Dalam Himpunan Putusan Tarjih (HPT), ibadah dibagi menjadi dua: ibadah umum dan ibadah khusus. Ibadah umum mencakup segala amalan yang diizinkan Allah, sementara ibadah khusus memiliki tata cara dan ketentuan yang telah ditetapkan. Membaca Al-Qur’an termasuk dalam ibadah umum, yang mendatangkan pahala dan rahmat bagi pelakunya. Namun, pengeras suara bukanlah bagian dari ibadah itu sendiri, ia hanyalah sarana.
Allah berfirman dalam Q.S. al-A‘raf (7): 204:
وَإِذَا قُرِئَ الْقُرْآنُ فَاسْتَمِعُواْ لَهُ وَأَنصِتُواْ لَعَلَّكُمْ تُرْحَمُونَ
“Dan apabila dibacakan Al-Qur’an, maka dengarkanlah baik-baik, dan perhatikanlah dengan tenang agar kamu mendapat rahmat.” (QS. Al-A’raf: 204).

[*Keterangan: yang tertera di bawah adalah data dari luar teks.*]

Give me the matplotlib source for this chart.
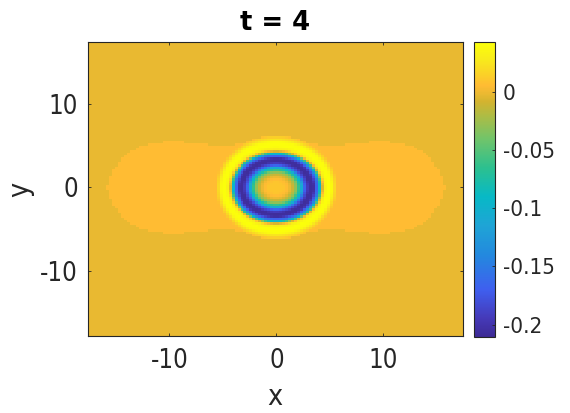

Ayat ini menegaskan bahwa rahmat Allah datang dari mendengarkan dan memperhatikan bacaan Al-Qur’an, bukan dari seberapa keras suara yang dikeluarkan. Pengeras suara, meski dapat digunakan untuk syiar, tidak menjamin semua orang yang mendengarnya akan mendapatkan rahmat. Hanya mereka yang benar-benar mendengarkan dan merenungkannya yang akan merasakan dampak spiritualnya.

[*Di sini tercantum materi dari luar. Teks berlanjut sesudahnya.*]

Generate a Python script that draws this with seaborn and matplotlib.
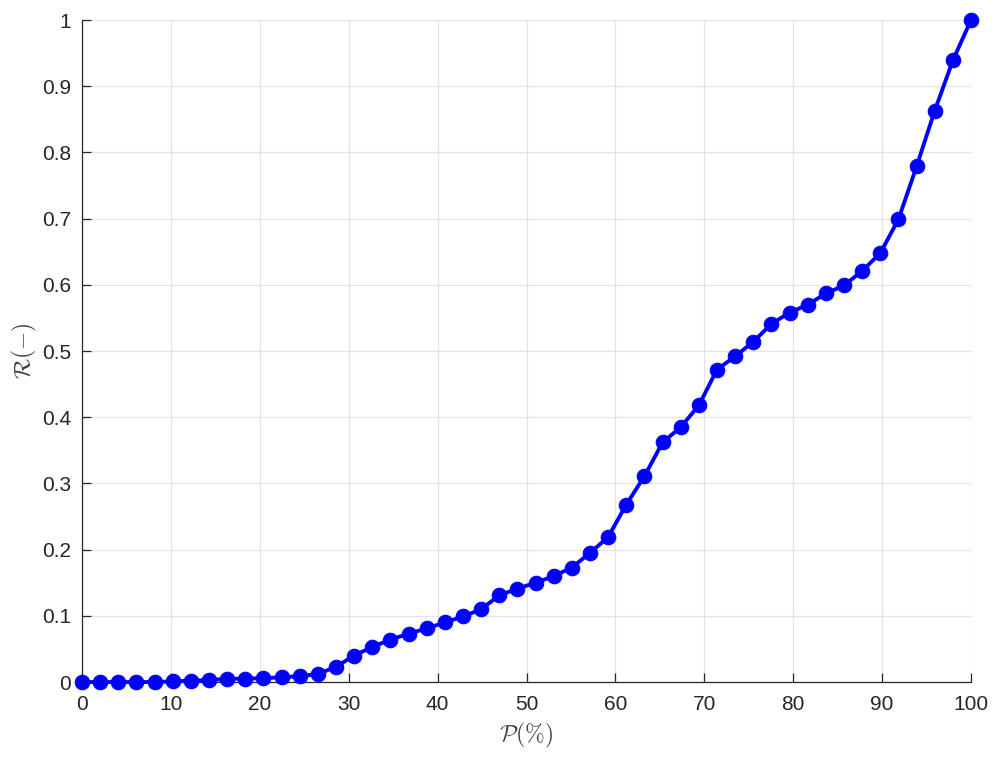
import numpy as np
import pandas as pd
import matplotlib
matplotlib.use("Agg")
import matplotlib.pyplot as plt
import seaborn as sns

# Data
p_percent = [0.00, 2.04, 4.08, 6.12, 8.16, 10.20, 12.24, 14.29, 16.33, 18.37,
             20.41, 22.45, 24.49, 26.53, 28.57, 30.61, 32.65, 34.69, 36.73, 38.78,
             40.82, 42.86, 44.90, 46.94, 48.98, 51.02, 53.06, 55.10, 57.14, 59.18,
             61.22, 63.27, 65.31, 67.35, 69.39, 71.43, 73.47, 75.51, 77.55, 79.59,
             81.63, 83.67, 85.71, 87.76, 89.80, 91.84, 93.88, 95.92, 97.96, 100.00]
r_values = [0.000, 0.000, 0.000, 0.000, 0.000, 0.001, 0.002, 0.003, 0.005, 0.005,
            0.006, 0.007, 0.009, 0.012, 0.023, 0.040, 0.053, 0.064, 0.073, 0.081,
            0.090, 0.099, 0.110, 0.131, 0.141, 0.150, 0.160, 0.173, 0.195, 0.219,
            0.268, 0.311, 0.362, 0.385, 0.418, 0.472, 0.492, 0.514, 0.541, 0.558,
            0.570, 0.587, 0.599, 0.621, 0.648, 0.699, 0.779, 0.863, 0.939, 1.000]
x_ticks = [0, 10, 20, 30, 40, 50, 60, 70, 80, 90, 100]
y_ticks = [0, 0.1, 0.2, 0.3, 0.4, 0.5, 0.6, 0.7, 0.8, 0.9, 1]
y_tick_labels = ["0", "0.1", "0.2", "0.3", "0.4", "0.5", "0.6", "0.7", "0.8", "0.9", "1"]

df = pd.DataFrame({"P": p_percent, "R": r_values})

sns.set_theme(style="white")
plt.rcParams['font.family'] = ['Liberation Sans', 'DejaVu Sans']
plt.rcParams['mathtext.fontset'] = 'cm'

fig = plt.figure(figsize=(10, 7.59), dpi=100)
ax = fig.add_axes([0.082, 0.1014, 0.889, 0.8722])

sns.lineplot(data=df, x="P", y="R", ax=ax, color="#0000ff", linewidth=2.8,
             marker="o", markersize=10.5, markeredgecolor="#0000ff",
             markerfacecolor="#0000ff", zorder=3, clip_on=False)

ax.set_xlim(0, 100)
ax.set_ylim(0, 1)
ax.set_xticks(x_ticks)
ax.set_xticklabels([str(t) for t in x_ticks])
ax.set_yticks(y_ticks)
ax.set_yticklabels(y_tick_labels)

ax.grid(True, color="#e3e3e3", linewidth=0.9)
ax.set_axisbelow(True)
for s in ["top", "right"]:
    ax.spines[s].set_visible(False)
for s in ["left", "bottom"]:
    ax.spines[s].set_color("#262626")
    ax.spines[s].set_linewidth(0.9)

ax.tick_params(axis="both", direction="in", length=6.5, width=0.9,
               color="#262626", labelcolor="#262626", labelsize=15,
               left=True, bottom=True)
ax.tick_params(axis="x", pad=9)
ax.tick_params(axis="y", pad=8)

ax.set_xlabel(r"$\mathcal{P}(\%)$", fontsize=17, color="#404040", labelpad=5)
ax.set_ylabel(r"$\mathcal{R}(-)$", fontsize=17, color="#404040", labelpad=2)

fig.savefig("out.png", dpi=100)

Namun, penggunaan pengeras suara tidak bisa dipandang hitam-putih. Dalam Q.S. al-Isra’ (17): 110, Allah memerintahkan Nabi Muhammad untuk tidak mengeraskan suara secara berlebihan dalam salat atau doa, tetapi juga tidak merendahkannya.
قُلِ ادْعُوا اللهَ أَوِ ادْعُوا الرَّحْمَـنَ أَيّاً مَّا تَدْعُواْ فَلَهُ الأَسْمَاء الْحُسْنَى وَلاَ تَجْهَرْ بِصَلاَتِكَ وَلاَ تُخَافِتْ بِهَا وَابْتَغِ بَيْنَ ذَلِكَ سَبِيلاً
“Katakanlah; Serulah Allah atau serulah ar-Rahman. Dengan nama yang mana saja kamu seru, Dia mempunyai nama-nama yang terbaik (al-Asmaa al-Husna) dan janganlah kamu mengeraskan suaramu dalam salatmu dan janganlah pula merendahkannya dan carilah jalan tengah di antara kedua itu.” (QS. Al-Isra’: 110).

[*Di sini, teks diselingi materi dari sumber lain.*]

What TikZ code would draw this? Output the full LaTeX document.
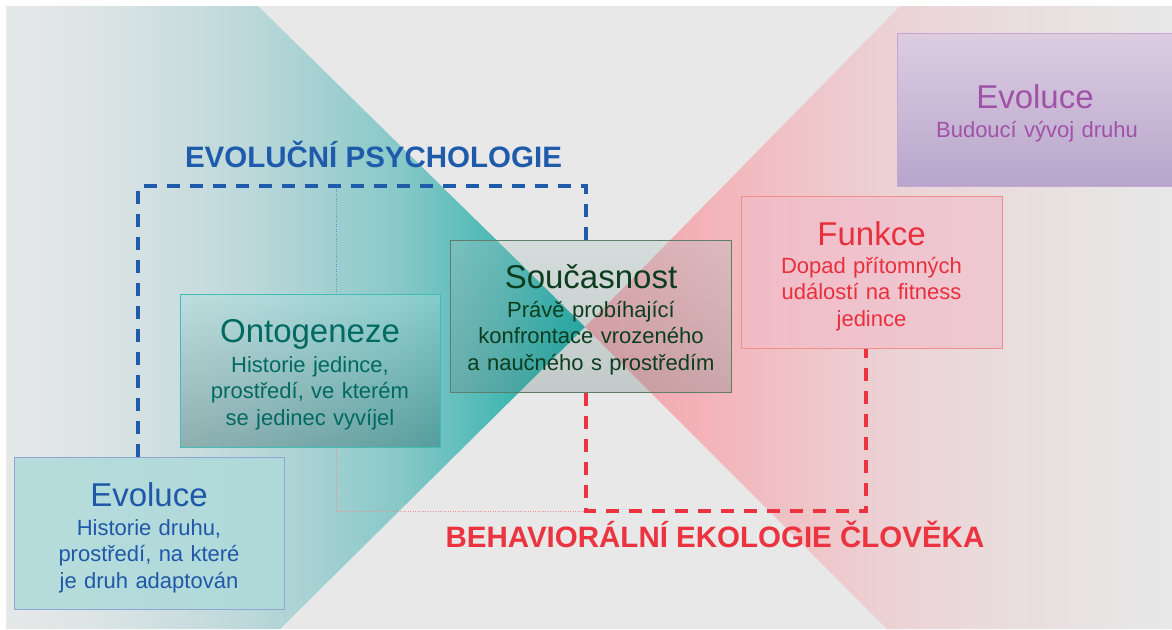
\documentclass[tikz,border=0pt]{standalone}
\usepackage{fontspec}
\setmainfont{Liberation Sans}
\usetikzlibrary{calc}
\definecolor{bgc}{HTML}{E8E8E8}
\definecolor{t0}{HTML}{E6E8E8}
\definecolor{t1}{HTML}{DCE4E5}
\definecolor{t2}{HTML}{BCD8DA}
\definecolor{t3}{HTML}{88C8C8}
\definecolor{t4}{HTML}{48B8B4}
\definecolor{t5}{HTML}{10AEA8}
\definecolor{t6}{HTML}{00AAA4}
\definecolor{r0}{HTML}{F4A0A8}
\definecolor{r1}{HTML}{F3B2B8}
\definecolor{r2}{HTML}{EFC4C8}
\definecolor{r3}{HTML}{EBD3D6}
\definecolor{r4}{HTML}{EADCDC}
\definecolor{r5}{HTML}{E8E4E4}
\definecolor{r6}{HTML}{E8E8E8}
\definecolor{evoF}{HTML}{AEDADA}
\definecolor{evoB}{HTML}{8FA6D6}
\definecolor{evoT}{HTML}{1F58A8}
\definecolor{ontoB}{HTML}{40BEB6}
\definecolor{ontoTop}{HTML}{A8E0E0}
\definecolor{ontoBot}{HTML}{1E5A5A}
\definecolor{ontoT}{HTML}{006A62}
\definecolor{socTop}{HTML}{A8C2C2}
\definecolor{socBot}{HTML}{6E8484}
\definecolor{socB}{HTML}{5E7E6C}
\definecolor{socT}{HTML}{0B3D1E}
\definecolor{funF}{HTML}{F2BCCB}
\definecolor{funB}{HTML}{F29088}
\definecolor{funT}{HTML}{E8303C}
\definecolor{purTop}{HTML}{DDCDE1}
\definecolor{purBot}{HTML}{B8A5CC}
\definecolor{purB}{HTML}{C9A3D3}
\definecolor{purT}{HTML}{A052A8}
\definecolor{hBlue}{HTML}{1F5BAB}
\definecolor{hRed}{HTML}{EC3340}
\definecolor{dotBlue}{HTML}{6A8AC8}
\definecolor{dotRed}{HTML}{F09090}
\pgfdeclarehorizontalshading{tealgrad}{100bp}{color(0bp)=(t0); color(25bp)=(t0); color(33.1bp)=(t1); color(46.1bp)=(t2); color(59bp)=(t3); color(67.7bp)=(t4); color(72.8bp)=(t5); color(75bp)=(t6); color(100bp)=(t6)}
\pgfdeclarehorizontalshading{redgrad}{100bp}{color(0bp)=(r0); color(25bp)=(r0); color(34.8bp)=(r1); color(43.3bp)=(r2); color(51.8bp)=(r3); color(60.4bp)=(r4); color(68.9bp)=(r5); color(75bp)=(r6); color(100bp)=(r6)}
\begin{document}
\begin{tikzpicture}[x=1pt,y=-1pt,
  abox/.style={rectangle, inner sep=0pt, line width=1pt},
  ttl/.style={anchor=base, inner sep=0pt, font=\fontsize{33}{38}\selectfont},
  bdy/.style={anchor=base, inner sep=0pt, align=center, font=\fontsize{22}{26.5}\selectfont},
  hdl/.style={anchor=base, inner sep=0pt, font=\bfseries\fontsize{29.5}{34}\selectfont},
  bluedash/.style={draw=hBlue, line width=3.4pt, dash pattern=on 13pt off 10pt},
  reddash/.style={draw=hRed, line width=3.4pt, dash pattern=on 13pt off 10pt},
  bluedot/.style={draw=dotBlue, line width=0.8pt, dash pattern=on 1pt off 1.5pt},
  reddot/.style={draw=dotRed, line width=0.8pt, dash pattern=on 1pt off 1.5pt}]
\useasboundingbox (0,0) rectangle (1172,629);
\fill[white] (0,0) rectangle (1172,629);
\fill[bgc] (6,6) rectangle (1172,629);
\shade[shading=tealgrad] (6,6) -- (258,6) -- (585,327) -- (280,629) -- (6,629) -- cycle;
\shade[shading=redgrad] (900,6) -- (1172,6) -- (1172,629) -- (887,629) -- (585,327) -- cycle;

% boxes
\node[abox, draw=evoB, fill=evoF, fill opacity=0.85, minimum width=270pt, minimum height=152pt] (evo) at (149,533) {};
\node[abox, draw=ontoB, top color=ontoTop, bottom color=ontoBot, fill opacity=0.35, minimum width=260pt, minimum height=153pt] (onto) at (310,370.5) {};
\node[abox, draw=socB, top color=socTop, bottom color=socBot, fill opacity=0.3, minimum width=281pt, minimum height=152pt] (soc) at (590.5,316) {};
\node[abox, draw=funB, fill=funF, fill opacity=0.6, minimum width=261pt, minimum height=152pt] (fun) at (871.5,272) {};
\node[abox, draw=purB, top color=purTop, bottom color=purBot, minimum width=280pt, minimum height=153pt] (pur) at (1037,109.5) {};

% texts
\node[ttl, text=evoT] (evoTitle) at (149,506) {Evoluce};
\node[bdy, text=evoT, text width=270pt] (evoBody) at (149,535) {Historie druhu,\\prostředí, na které\\je druh adaptován};
\node[ttl, text=ontoT] (ontoTitle) at (310,342) {Ontogeneze};
\node[bdy, text=ontoT, text width=260pt] (ontoBody) at (310,372) {Historie jedince,\\prostředí, ve kterém\\se jedinec vyvíjel};
\node[ttl, text=socT] (socTitle) at (591,288) {Současnost};
\node[bdy, text=socT, text width=281pt] (socBody) at (591,317) {Právě probíhající\\konfrontace vrozeného\\a naučného s prostředím};
\node[ttl, text=funT] (funTitle) at (871.5,245) {Funkce};
\node[bdy, text=funT, text width=261pt] (funBody) at (871.5,273) {Dopad přítomných\\událostí na fitness\\jedince};
\node[ttl, text=purT] (purTitle) at (1035,108) {Evoluce};
\node[bdy, text=purT, text width=280pt] (purBody) at (1037,137) {Budoucí vývoj druhu};

\node[hdl, text=hBlue] (hEP) at (373.5,167) {EVOLUČNÍ PSYCHOLOGIE};
\node[hdl, text=hRed] (hBE) at (715,547) {BEHAVIORÁLNÍ EKOLOGIE ČLOVĚKA};

% connectors
\coordinate (bTL) at (138,186);
\coordinate (bTR) at (586,186);
\coordinate (rBL) at (586,511);
\coordinate (rBR) at (866,511);
\coordinate (dT) at (336,186);
\coordinate (dB) at (336,511);
\draw[bluedot] (dT) -- (onto.north -| dT);
\draw[reddot] (onto.south -| dB) -- (dB) -- (rBL);
\draw[bluedash] (evo.north -| bTL) -- (bTL) -- (bTR) -- (soc.north -| bTR);
\draw[reddash] (soc.south -| rBL) -- (rBL) -- (rBR) -- (fun.south -| rBR);
\end{tikzpicture}
\end{document}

Ayat ini mengajarkan keseimbangan. Tafsir Ibnu Katsir mengisahkan dua riwayat yang relevan: pertama, Nabi Muhammad pernah mengeraskan bacaan Al-Qur’an, tetapi karena orang-orang musyrik memakinya, Allah menurunkan ayat ini sebagai petunjuk.
Kedua, Nabi menasihati Abu Bakar yang membaca Al-Qur’an dengan suara lembut dan Umar yang membacanya dengan keras. Keduanya memiliki alasan yang baik: Abu Bakar merasa Allah Maha Mengetahui, sementara Umar ingin mengusir setan dan membangunkan orang yang tertidur.
Dari sini, kita dapat menarik pelajaran bahwa penggunaan pengeras suara sebaiknya disesuaikan dengan konteks ruang dan waktu. Misalnya, mengumandangkan bacaan Al-Qur’an dengan pengeras suara sebelum adzan atau menjelang berbuka puasa dapat menjadi pengingat yang baik. Namun, pada tengah malam atau siang hari ketika orang beristirahat, suara yang keras justru dapat mengganggu.
Prinsip “menghindari kemadaratan lebih diutamakan daripada menarik kemaslahatan” perlu menjadi pertimbangan utama. Jika penggunaan pengeras suara berpotensi menimbulkan gangguan, lebih baik mengecilkan volume atau tidak menggunakannya sama sekali. Sebaliknya, jika tujuannya untuk syiar dan tidak mengganggu, penggunaan pengeras suara dapat dibenarkan.
Pada akhirnya, membaca Al-Qur’an adalah ibadah yang mulia, tetapi cara pelaksanaannya harus mempertimbangkan konteks sosial dan lingkungan. Ramadan adalah bulan penuh rahmat, dan semangat untuk beribadah seharusnya tidak mengabaikan hak orang lain untuk beristirahat atau beraktivitas dengan tenang. Dengan demikian, kita dapat menciptakan harmoni antara semangat ibadah dan kepedulian terhadap sesama.
Jadi, perlukah membaca Al-Qur’an dengan pengeras suara? Jawabannya terletak pada keseimbangan antara niat ibadah dan kesadaran akan dampaknya terhadap lingkungan sekitar. Mari menjadikan Ramadan sebagai bulan yang tidak hanya penuh dengan ibadah, tetapi juga penuh dengan kepekaan dan kebijaksanaan.